— start —
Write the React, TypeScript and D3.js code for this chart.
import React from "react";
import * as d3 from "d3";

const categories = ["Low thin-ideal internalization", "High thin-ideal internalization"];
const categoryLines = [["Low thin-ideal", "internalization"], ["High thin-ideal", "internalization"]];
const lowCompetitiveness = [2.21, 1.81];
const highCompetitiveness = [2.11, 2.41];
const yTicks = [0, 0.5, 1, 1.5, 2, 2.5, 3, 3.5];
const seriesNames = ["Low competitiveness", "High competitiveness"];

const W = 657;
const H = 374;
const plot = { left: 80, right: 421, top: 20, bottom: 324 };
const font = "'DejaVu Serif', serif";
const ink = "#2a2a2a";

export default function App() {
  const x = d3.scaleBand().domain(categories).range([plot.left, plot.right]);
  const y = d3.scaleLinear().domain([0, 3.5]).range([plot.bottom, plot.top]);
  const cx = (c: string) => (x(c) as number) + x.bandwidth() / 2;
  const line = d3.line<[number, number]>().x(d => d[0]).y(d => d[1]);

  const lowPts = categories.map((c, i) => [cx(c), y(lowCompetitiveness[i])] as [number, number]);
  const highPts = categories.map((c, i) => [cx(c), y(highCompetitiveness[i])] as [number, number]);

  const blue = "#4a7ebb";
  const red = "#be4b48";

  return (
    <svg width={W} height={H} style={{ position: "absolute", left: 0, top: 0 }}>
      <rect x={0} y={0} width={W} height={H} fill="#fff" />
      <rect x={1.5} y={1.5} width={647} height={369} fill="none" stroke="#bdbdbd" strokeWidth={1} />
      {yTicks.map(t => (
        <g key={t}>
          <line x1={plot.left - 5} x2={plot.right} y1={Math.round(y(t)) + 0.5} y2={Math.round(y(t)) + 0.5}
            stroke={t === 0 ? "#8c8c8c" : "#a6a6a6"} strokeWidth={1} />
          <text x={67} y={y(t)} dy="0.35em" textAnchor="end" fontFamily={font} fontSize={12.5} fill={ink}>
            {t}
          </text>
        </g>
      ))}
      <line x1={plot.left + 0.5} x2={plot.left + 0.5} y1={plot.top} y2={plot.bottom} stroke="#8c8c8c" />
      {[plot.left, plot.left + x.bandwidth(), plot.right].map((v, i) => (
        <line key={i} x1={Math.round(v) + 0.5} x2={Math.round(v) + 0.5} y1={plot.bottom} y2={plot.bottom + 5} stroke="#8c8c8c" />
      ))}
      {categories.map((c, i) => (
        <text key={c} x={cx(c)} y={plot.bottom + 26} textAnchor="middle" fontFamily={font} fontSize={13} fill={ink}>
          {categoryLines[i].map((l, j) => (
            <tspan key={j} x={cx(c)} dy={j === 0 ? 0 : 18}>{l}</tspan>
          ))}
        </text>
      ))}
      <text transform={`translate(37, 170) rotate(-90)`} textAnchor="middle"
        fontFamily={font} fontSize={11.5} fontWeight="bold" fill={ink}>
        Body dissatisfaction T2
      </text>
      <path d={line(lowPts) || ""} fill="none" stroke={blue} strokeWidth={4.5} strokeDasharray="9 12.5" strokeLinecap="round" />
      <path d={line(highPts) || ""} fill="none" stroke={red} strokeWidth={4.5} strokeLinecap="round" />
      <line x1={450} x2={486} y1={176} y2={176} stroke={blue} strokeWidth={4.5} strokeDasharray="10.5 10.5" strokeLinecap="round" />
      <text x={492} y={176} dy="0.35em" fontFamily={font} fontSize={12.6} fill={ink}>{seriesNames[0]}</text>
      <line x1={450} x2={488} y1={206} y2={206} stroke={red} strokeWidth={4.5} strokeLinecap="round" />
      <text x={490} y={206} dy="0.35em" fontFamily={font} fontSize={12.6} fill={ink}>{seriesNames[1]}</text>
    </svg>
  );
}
— end —
WRITTEN TASK: Reproduce the full listing word for word.

EXERCISE RESPONSE:
Write the React, TypeScript and D3.js code for this chart.
import React from "react";
import * as d3 from "d3";

const categories = ["Low thin-ideal internalization", "High thin-ideal internalization"];
const categoryLines = [["Low thin-ideal", "internalization"], ["High thin-ideal", "internalization"]];
const lowCompetitiveness = [2.21, 1.81];
const highCompetitiveness = [2.11, 2.41];
const yTicks = [0, 0.5, 1, 1.5, 2, 2.5, 3, 3.5];
const seriesNames = ["Low competitiveness", "High competitiveness"];

const W = 657;
const H = 374;
const plot = { left: 80, right: 421, top: 20, bottom: 324 };
const font = "'DejaVu Serif', serif";
const ink = "#2a2a2a";

export default function App() {
  const x = d3.scaleBand().domain(categories).range([plot.left, plot.right]);
  const y = d3.scaleLinear().domain([0, 3.5]).range([plot.bottom, plot.top]);
  const cx = (c: string) => (x(c) as number) + x.bandwidth() / 2;
  const line = d3.line<[number, number]>().x(d => d[0]).y(d => d[1]);

  const lowPts = categories.map((c, i) => [cx(c), y(lowCompetitiveness[i])] as [number, number]);
  const highPts = categories.map((c, i) => [cx(c), y(highCompetitiveness[i])] as [number, number]);

  const blue = "#4a7ebb";
  const red = "#be4b48";

  return (
    <svg width={W} height={H} style={{ position: "absolute", left: 0, top: 0 }}>
      <rect x={0} y={0} width={W} height={H} fill="#fff" />
      <rect x={1.5} y={1.5} width={647} height={369} fill="none" stroke="#bdbdbd" strokeWidth={1} />
      {yTicks.map(t => (
        <g key={t}>
          <line x1={plot.left - 5} x2={plot.right} y1={Math.round(y(t)) + 0.5} y2={Math.round(y(t)) + 0.5}
            stroke={t === 0 ? "#8c8c8c" : "#a6a6a6"} strokeWidth={1} />
          <text x={67} y={y(t)} dy="0.35em" textAnchor="end" fontFamily={font} fontSize={12.5} fill={ink}>
            {t}
          </text>
        </g>
      ))}
      <line x1={plot.left + 0.5} x2={plot.left + 0.5} y1={plot.top} y2={plot.bottom} stroke="#8c8c8c" />
      {[plot.left, plot.left + x.bandwidth(), plot.right].map((v, i) => (
        <line key={i} x1={Math.round(v) + 0.5} x2={Math.round(v) + 0.5} y1={plot.bottom} y2={plot.bottom + 5} stroke="#8c8c8c" />
      ))}
      {categories.map((c, i) => (
        <text key={c} x={cx(c)} y={plot.bottom + 26} textAnchor="middle" fontFamily={font} fontSize={13} fill={ink}>
          {categoryLines[i].map((l, j) => (
            <tspan key={j} x={cx(c)} dy={j === 0 ? 0 : 18}>{l}</tspan>
          ))}
        </text>
      ))}
      <text transform={`translate(37, 170) rotate(-90)`} textAnchor="middle"
        fontFamily={font} fontSize={11.5} fontWeight="bold" fill={ink}>
        Body dissatisfaction T2
      </text>
      <path d={line(lowPts) || ""} fill="none" stroke={blue} strokeWidth={4.5} strokeDasharray="9 12.5" strokeLinecap="round" />
      <path d={line(highPts) || ""} fill="none" stroke={red} strokeWidth={4.5} strokeLinecap="round" />
      <line x1={450} x2={486} y1={176} y2={176} stroke={blue} strokeWidth={4.5} strokeDasharray="10.5 10.5" strokeLinecap="round" />
      <text x={492} y={176} dy="0.35em" fontFamily={font} fontSize={12.6} fill={ink}>{seriesNames[0]}</text>
      <line x1={450} x2={488} y1={206} y2={206} stroke={red} strokeWidth={4.5} strokeLinecap="round" />
      <text x={490} y={206} dy="0.35em" fontFamily={font} fontSize={12.6} fill={ink}>{seriesNames[1]}</text>
    </svg>
  );
}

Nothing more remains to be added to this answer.